[begin Supplied information]

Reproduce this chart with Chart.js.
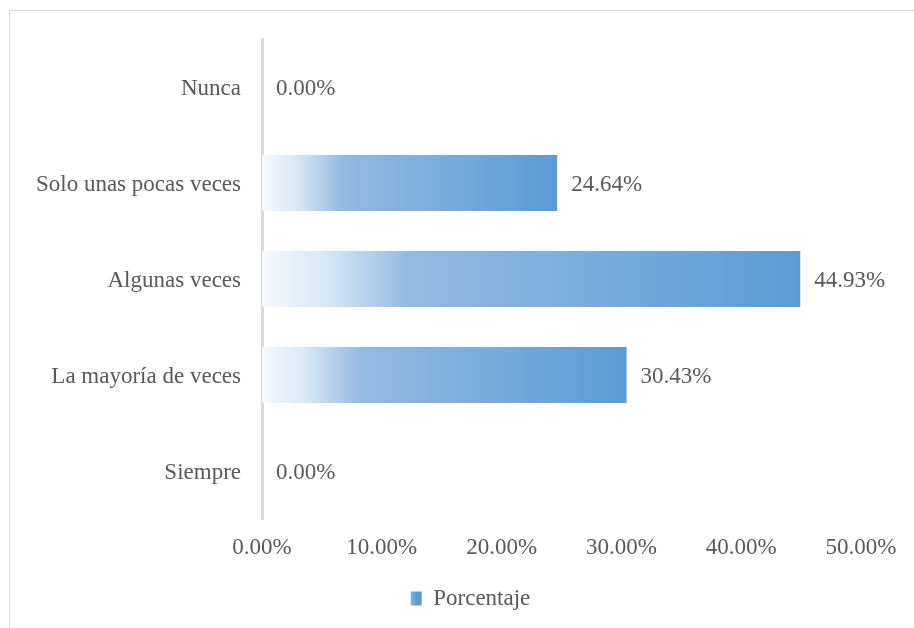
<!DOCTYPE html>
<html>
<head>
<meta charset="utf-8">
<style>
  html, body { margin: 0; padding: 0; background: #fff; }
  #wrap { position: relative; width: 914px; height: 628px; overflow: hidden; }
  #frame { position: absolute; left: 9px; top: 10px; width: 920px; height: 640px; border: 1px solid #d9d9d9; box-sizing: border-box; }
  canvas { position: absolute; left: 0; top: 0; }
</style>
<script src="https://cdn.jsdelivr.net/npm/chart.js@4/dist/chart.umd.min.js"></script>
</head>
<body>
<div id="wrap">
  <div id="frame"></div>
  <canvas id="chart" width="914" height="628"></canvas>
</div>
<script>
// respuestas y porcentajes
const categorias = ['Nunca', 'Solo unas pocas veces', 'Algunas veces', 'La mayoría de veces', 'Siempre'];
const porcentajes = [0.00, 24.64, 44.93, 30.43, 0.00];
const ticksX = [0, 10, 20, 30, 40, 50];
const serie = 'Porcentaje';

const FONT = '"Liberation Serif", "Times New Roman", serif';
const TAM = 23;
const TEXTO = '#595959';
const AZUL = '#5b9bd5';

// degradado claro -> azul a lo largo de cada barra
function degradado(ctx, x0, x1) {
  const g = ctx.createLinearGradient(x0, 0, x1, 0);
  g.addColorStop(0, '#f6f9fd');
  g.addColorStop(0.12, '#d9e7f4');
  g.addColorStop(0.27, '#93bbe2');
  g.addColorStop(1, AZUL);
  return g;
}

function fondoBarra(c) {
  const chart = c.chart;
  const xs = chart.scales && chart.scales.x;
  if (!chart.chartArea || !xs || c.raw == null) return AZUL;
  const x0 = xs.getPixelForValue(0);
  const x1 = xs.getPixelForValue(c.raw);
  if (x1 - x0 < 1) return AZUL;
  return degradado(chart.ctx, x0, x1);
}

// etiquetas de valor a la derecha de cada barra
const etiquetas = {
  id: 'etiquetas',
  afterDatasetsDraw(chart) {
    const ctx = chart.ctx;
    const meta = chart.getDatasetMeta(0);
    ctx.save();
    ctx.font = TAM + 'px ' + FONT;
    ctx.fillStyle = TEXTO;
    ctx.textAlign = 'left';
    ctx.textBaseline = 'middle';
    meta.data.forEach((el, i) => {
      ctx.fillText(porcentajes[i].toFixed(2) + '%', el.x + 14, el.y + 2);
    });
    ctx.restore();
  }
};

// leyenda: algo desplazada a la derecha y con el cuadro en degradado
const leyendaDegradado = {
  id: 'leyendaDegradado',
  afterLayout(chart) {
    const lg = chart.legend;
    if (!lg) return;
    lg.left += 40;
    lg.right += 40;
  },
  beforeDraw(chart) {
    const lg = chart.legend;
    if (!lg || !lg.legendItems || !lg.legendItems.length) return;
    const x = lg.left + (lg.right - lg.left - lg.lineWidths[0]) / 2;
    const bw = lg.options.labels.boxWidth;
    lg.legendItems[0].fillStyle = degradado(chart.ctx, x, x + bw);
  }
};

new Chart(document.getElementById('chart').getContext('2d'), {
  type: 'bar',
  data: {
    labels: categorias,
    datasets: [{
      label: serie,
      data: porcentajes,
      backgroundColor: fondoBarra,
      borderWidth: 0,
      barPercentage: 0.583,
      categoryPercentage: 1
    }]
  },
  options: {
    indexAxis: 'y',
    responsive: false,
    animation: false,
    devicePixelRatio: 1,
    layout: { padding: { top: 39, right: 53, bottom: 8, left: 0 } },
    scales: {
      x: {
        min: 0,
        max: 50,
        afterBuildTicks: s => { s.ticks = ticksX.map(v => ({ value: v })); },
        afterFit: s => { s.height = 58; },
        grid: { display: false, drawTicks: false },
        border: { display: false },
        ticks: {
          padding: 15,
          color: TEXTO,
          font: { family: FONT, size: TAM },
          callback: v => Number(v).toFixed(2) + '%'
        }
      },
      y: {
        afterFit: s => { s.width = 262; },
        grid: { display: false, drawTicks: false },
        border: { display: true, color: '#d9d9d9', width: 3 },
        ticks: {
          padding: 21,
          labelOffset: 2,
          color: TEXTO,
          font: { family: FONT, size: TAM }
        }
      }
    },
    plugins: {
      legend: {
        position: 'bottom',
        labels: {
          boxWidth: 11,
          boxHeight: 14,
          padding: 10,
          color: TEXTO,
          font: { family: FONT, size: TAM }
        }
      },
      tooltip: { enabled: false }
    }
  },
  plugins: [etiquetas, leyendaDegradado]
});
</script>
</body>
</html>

[end Supplied information]

*Task instructions*
Repeat the listing above from its first line through the line that contains "const serie = 'Porcentaje';", both included, and nothing more. Drop the pictures.

*Output for this task*
Reproduce this chart with Chart.js.
<!DOCTYPE html>
<html>
<head>
<meta charset="utf-8">
<style>
  html, body { margin: 0; padding: 0; background: #fff; }
  #wrap { position: relative; width: 914px; height: 628px; overflow: hidden; }
  #frame { position: absolute; left: 9px; top: 10px; width: 920px; height: 640px; border: 1px solid #d9d9d9; box-sizing: border-box; }
  canvas { position: absolute; left: 0; top: 0; }
</style>
<script src="https://cdn.jsdelivr.net/npm/chart.js@4/dist/chart.umd.min.js"></script>
</head>
<body>
<div id="wrap">
  <div id="frame"></div>
  <canvas id="chart" width="914" height="628"></canvas>
</div>
<script>
// respuestas y porcentajes
const categorias = ['Nunca', 'Solo unas pocas veces', 'Algunas veces', 'La mayoría de veces', 'Siempre'];
const porcentajes = [0.00, 24.64, 44.93, 30.43, 0.00];
const ticksX = [0, 10, 20, 30, 40, 50];
const serie = 'Porcentaje';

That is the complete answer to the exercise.